March 6, 2014 — Reducing the size of the Lake Erie "dead zone" to acceptable levels will require cutting nutrient pollution nearly in half in coming decades, at a time when climate change is expected to make such reductions more difficult.
That's one of the main conclusions of a comprehensive new study that documents recent trends in Lake Erie's health. It offers science-based guidance to policymakers seeking to reduce the size of toxic algae blooms and oxygen-starved regions called hypoxic zones, or dead zones-two related water-quality problems that have seen a resurgence in the lake since the mid-1990s.
The report from the multi-institution EcoFore-Lake Erie project states that a 46 percent reduction in the amount, or load, of phosphorus pollution would be needed to shrink Lake Erie's Central Basin hypoxic zone to a size last seen in the mid-1990s-a time that coincided with the recovery of several recreational and commercial fisheries in the lake's west and central basins.

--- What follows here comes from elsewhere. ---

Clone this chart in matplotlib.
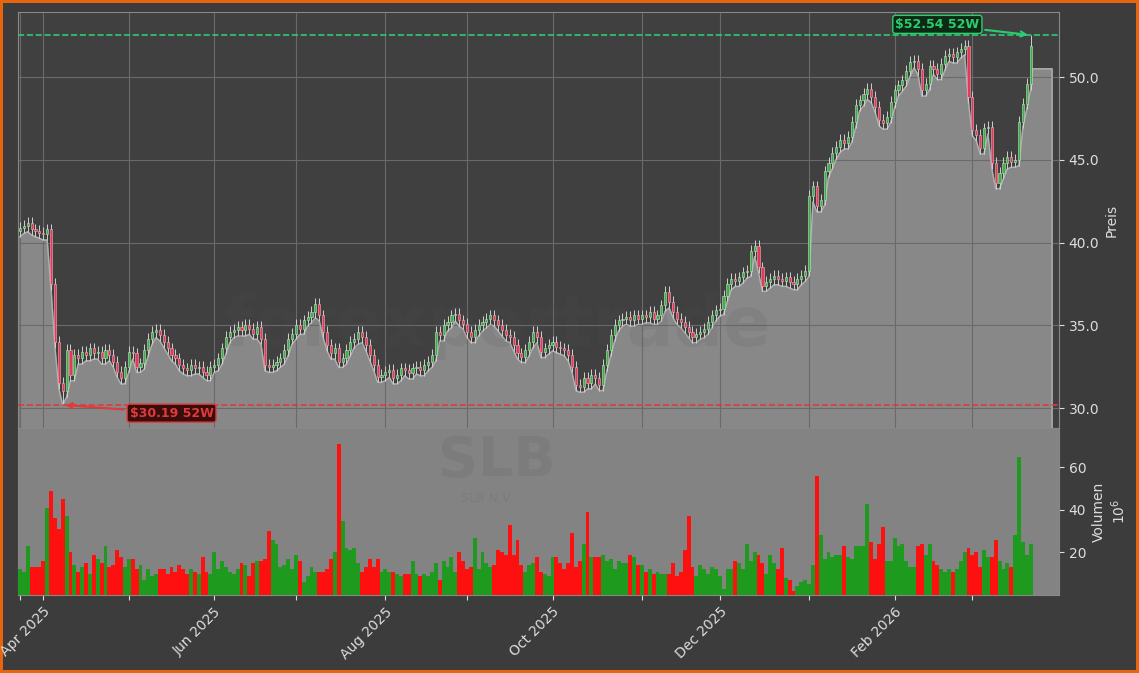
import numpy as np
import pandas as pd
import matplotlib
matplotlib.use("Agg")
import matplotlib.pyplot as plt

# ---- data ----
closes = [
    40.9, 41.0, 41.2, 40.8, 40.7,
    40.6, 40.5, 40.8, 37.5, 34.0,
    31.5, 31.0, 33.5, 32.0, 33.2,
    33.0, 33.4, 33.2, 33.6, 33.3,
    33.4, 33.0, 33.5, 33.2, 32.8,
    32.2, 31.8, 32.5, 33.4, 33.3,
    32.5, 32.7, 33.5, 34.2, 34.6,
    34.7, 34.4, 34.0, 33.6, 33.2,
    33.0, 32.6, 32.4, 32.3, 32.6,
    32.4, 32.5, 32.2, 32.0, 32.5,
    32.6, 33.0, 33.6, 34.3, 34.6,
    34.7, 34.9, 34.7, 35.0, 34.8,
    34.5, 34.9, 34.2, 32.6, 32.5,
    32.6, 32.8, 33.0, 33.5, 34.2,
    34.5, 35.0, 34.8, 35.3, 35.5,
    35.8, 36.3, 35.6, 34.6, 33.8,
    33.3, 33.6, 32.8, 33.0, 33.5,
    34.0, 34.2, 34.6, 34.3, 33.8,
    33.2, 32.6, 31.9, 32.0, 32.2,
    32.3, 31.8, 32.0, 32.4, 32.3,
    32.1, 32.4, 32.5, 32.3, 32.6,
    32.8, 33.2, 34.6, 34.4, 35.0,
    35.2, 35.6, 35.7, 35.3, 35.1,
    34.6, 34.3, 34.7, 35.0, 35.2,
    35.4, 35.6, 35.3, 35.0, 34.7,
    34.4, 34.3, 33.8, 33.3, 33.1,
    33.5, 34.0, 34.6, 34.3, 33.4,
    33.6, 33.8, 34.0, 33.7, 33.6,
    33.5, 33.2, 32.5, 31.4, 31.3,
    31.8, 31.5, 32.0, 31.8, 31.4,
    32.6, 33.5, 34.4, 35.0, 35.3,
    35.4, 35.5, 35.3, 35.6, 35.4,
    35.6, 35.5, 35.8, 35.4, 35.6,
    36.2, 37.0, 36.4, 35.8, 35.4,
    35.2, 34.9, 34.6, 34.3, 34.5,
    34.6, 34.8, 35.2, 35.6, 35.9,
    36.0, 36.8, 37.5, 37.8, 37.7,
    37.9, 38.2, 38.3, 39.5, 39.8,
    38.5, 37.4, 37.6, 37.8, 38.0,
    37.8, 37.7, 37.9, 37.6, 37.5,
    37.8, 38.0, 38.3, 42.8, 43.4,
    42.2, 42.6, 44.3, 44.8, 45.4,
    45.8, 46.2, 46.0, 46.4, 47.3,
    48.3, 48.6, 49.0, 49.3, 48.8,
    48.2, 47.4, 47.2, 47.6, 48.5,
    49.2, 49.5, 49.8, 50.4, 50.9,
    51.0, 50.5, 49.2, 49.6, 50.7,
    50.5, 50.2, 50.8, 51.3, 51.4,
    51.2, 51.5, 51.7, 51.9, 48.8,
    46.8, 46.5, 45.7, 46.9, 47.0,
    44.8, 43.6, 44.2, 44.8, 45.2,
    44.9, 45.0, 47.3, 48.4, 49.6,
    51.9,
]
first_open = 40.7
volumes = [
    12, 11, 23, 13, 13, 13, 16, 41, 49, 36, 31, 45, 37, 20, 14, 11, 13, 15, 10, 19,
    17, 15, 23, 13, 14, 21, 18, 13, 17, 17, 12, 14, 7, 12, 9, 10, 12, 12, 10, 13,
    11, 14, 12, 10, 12, 11, 10, 18, 11, 10, 20, 12, 16, 13, 11, 10, 12, 15, 14, 9,
    15, 16, 16, 17, 30, 26, 24, 13, 14, 17, 12, 19, 16, 6, 9, 13, 11, 11, 11, 12,
    17, 20, 71, 35, 22, 21, 22, 15, 11, 13,
    17, 13, 17, 11, 12, 11, 11, 10, 9, 10, 10, 16, 10, 9, 10, 9, 11, 15, 7, 16,
    13, 18, 11, 20, 16, 12, 13, 27, 12, 20, 15, 13, 14, 21, 20, 19, 33, 19, 26, 14,
    11, 14, 15, 18, 11, 10, 9, 18, 18, 15, 12, 15, 29, 13, 16, 24, 39, 18, 18, 18,
    19, 16, 17, 12, 16, 15, 15, 19, 18, 14, 14, 11, 12, 10, 11, 10, 10, 10, 15, 9,
    11, 21, 37, 13, 9, 14, 12, 10, 13,
    12, 9, 3, 12, 12, 16, 15, 12, 24, 16, 20, 19, 15, 10, 19, 15, 12, 22, 8, 7,
    2, 4, 6, 7, 5, 14, 56, 28, 17, 20, 18, 19, 19, 23, 18, 17, 23, 23, 23, 43,
    25, 17, 24, 32, 16, 16, 27, 23, 24, 16, 13, 13, 23, 24, 19, 24, 16, 14, 12, 11,
    12, 11, 12, 16, 20, 22, 19, 20, 13, 21, 18, 18, 26, 16, 12, 15, 13, 28, 65, 25,
    19, 24,
]
low_52w = 30.19
high_52w = 52.54
tail_level = 50.5
n = len(closes)
volumes = volumes[:n]
dates = pd.bdate_range("2025-03-24", periods=n)

# ---- derived ----
closes = np.array(closes)
opens = np.concatenate([[first_open], closes[:-1]])
lows = np.minimum(opens, closes) - 0.35
highs = np.maximum(opens, closes) + 0.35
lows[np.argmin(closes)] = low_52w
highs[-1] = high_52w
idx = np.arange(n)
up = closes >= opens
nv = len(volumes)

fig = plt.figure(figsize=(11.39, 6.73), dpi=100)
fig.patch.set_facecolor("#3c3c3c")
fig.patch.set_edgecolor("#e8650f")
fig.patch.set_linewidth(4)

L, W = 0.0158, 0.914
ax = fig.add_axes([L, 0.364, W, 0.618])
axv = fig.add_axes([L, 0.116, W, 0.248], sharex=ax)
ax.set_facecolor("#404040")
axv.set_facecolor("#838383")

fill_y = np.append(lows, [tail_level, tail_level])
fill_x = np.append(idx, [n - 0.5, n + 4.5])
fill_y[-3] = min(fill_y[-3], tail_level)
ax.fill_between(fill_x, fill_y, 0, color="#888888", zorder=1)
ax.plot(np.append(fill_x, fill_x[-1]), np.append(fill_y, 0), color="#b0b0b0", lw=1, zorder=2)

ax.text(0.46, 0.245, "forexportrade", transform=ax.transAxes, fontsize=50, fontweight="bold",
        color="#555555", alpha=0.13, ha="center", va="center", zorder=2)

ax.vlines(idx, lows, highs, color="#d0d0d0", lw=0.7, zorder=3)
body_b = np.minimum(opens, closes)
body_h = np.maximum(np.abs(closes - opens), 0.08)
ax.bar(idx[up], body_h[up], bottom=body_b[up], width=0.55, color="#3fae4a", edgecolor="#bfe8bf", lw=0.4, zorder=4)
ax.bar(idx[~up], body_h[~up], bottom=body_b[~up], width=0.55, color="#e8385a", edgecolor="#f0b0bc", lw=0.4, zorder=4)

ax.axhline(high_52w, color="#2ecc71", ls="--", lw=1.2, zorder=5)
ax.axhline(low_52w, color="#e03a3a", ls="--", lw=1.2, zorder=5)
imax = n - 1
imin = int(np.argmin(lows))
ax.annotate(f"${high_52w:.2f} 52W", xy=(imax, high_52w), xytext=(imax - 24, high_52w + 0.65),
            color="#2ecc71", fontsize=9, fontweight="bold", ha="center", va="center",
            bbox=dict(boxstyle="round,pad=0.2", fc="#0d2a14", ec="#2ecc71", lw=1),
            arrowprops=dict(arrowstyle="->", color="#2ecc71", lw=1.5), zorder=6)
ax.annotate(f"${low_52w:.2f} 52W", xy=(imin, low_52w), xytext=(imin + 28, low_52w - 0.5),
            color="#e03a3a", fontsize=9, fontweight="bold", ha="center", va="center",
            bbox=dict(boxstyle="round,pad=0.2", fc="#3a0d0d", ec="#e03a3a", lw=1),
            arrowprops=dict(arrowstyle="->", color="#e03a3a", lw=1.5), zorder=6)

ax.set_ylim(28.79, 53.93)
ax.set_xlim(-0.5, 267.3)
ax.yaxis.tick_right()
ax.yaxis.set_label_position("right")
ax.set_yticks([30, 35, 40, 45, 50])
ax.set_yticklabels(["30.0", "35.0", "40.0", "45.0", "50.0"])
ax.set_ylabel("Preis", color="#dddddd", fontsize=10, labelpad=4)
ax.tick_params(colors="#dddddd", labelsize=10)
ax.tick_params(axis="x", labelbottom=False, length=0)
ax.grid(True, color="#6a6a6a", lw=0.8)
for s in ax.spines.values():
    s.set_color("#888888")

vcol = np.where(up[:nv], "#1e9a1e", "#ff1010")
axv.bar(idx[:nv], volumes, width=1.0, color=vcol, zorder=3)
axv.set_ylim(0, 78.5)
axv.yaxis.tick_right()
axv.yaxis.set_label_position("right")
axv.set_yticks([20, 40, 60])
axv.set_ylabel("Volumen\n$10^6$", color="#dddddd", fontsize=10, labelpad=4)
axv.tick_params(colors="#dddddd", labelsize=10)
axv.text(0.46, 0.80, "SLB", transform=axv.transAxes, fontsize=40, fontweight="bold",
         color="#787878", alpha=0.6, ha="center", va="center")
axv.text(0.45, 0.58, "SLB N.V.", transform=axv.transAxes, fontsize=9,
         color="#787878", alpha=0.6, ha="center", va="center")
for s in axv.spines.values():
    s.set_color("#888888")

months = pd.Series(idx, index=dates).groupby([dates.year, dates.month]).first()
mticks = list(months.values)
mlabels = [dates[i].strftime("%b %Y") if dates[i].month % 2 == 0 else "" for i in mticks]
axv.set_xticks(mticks)
axv.set_xticklabels(mlabels, rotation=45, ha="right", rotation_mode="anchor")

fig.savefig("out.png", dpi=100, facecolor=fig.get_facecolor(), edgecolor=fig.get_edgecolor())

Phosphorus is a nutrient used in crop fertilizers. Excess phosphorus washes off croplands during rainstorms and flows downstream in rivers that feed the Great Lakes. Once in the lakes, phosphorus can trigger algae blooms. When the algae die and sink to the lake bottom, oxygen-consuming bacteria feed on them and create hypoxic zones in the process. Many fish shun these oxygen-starved waters, which significantly reduce the amount of suitable habitat available to the fish.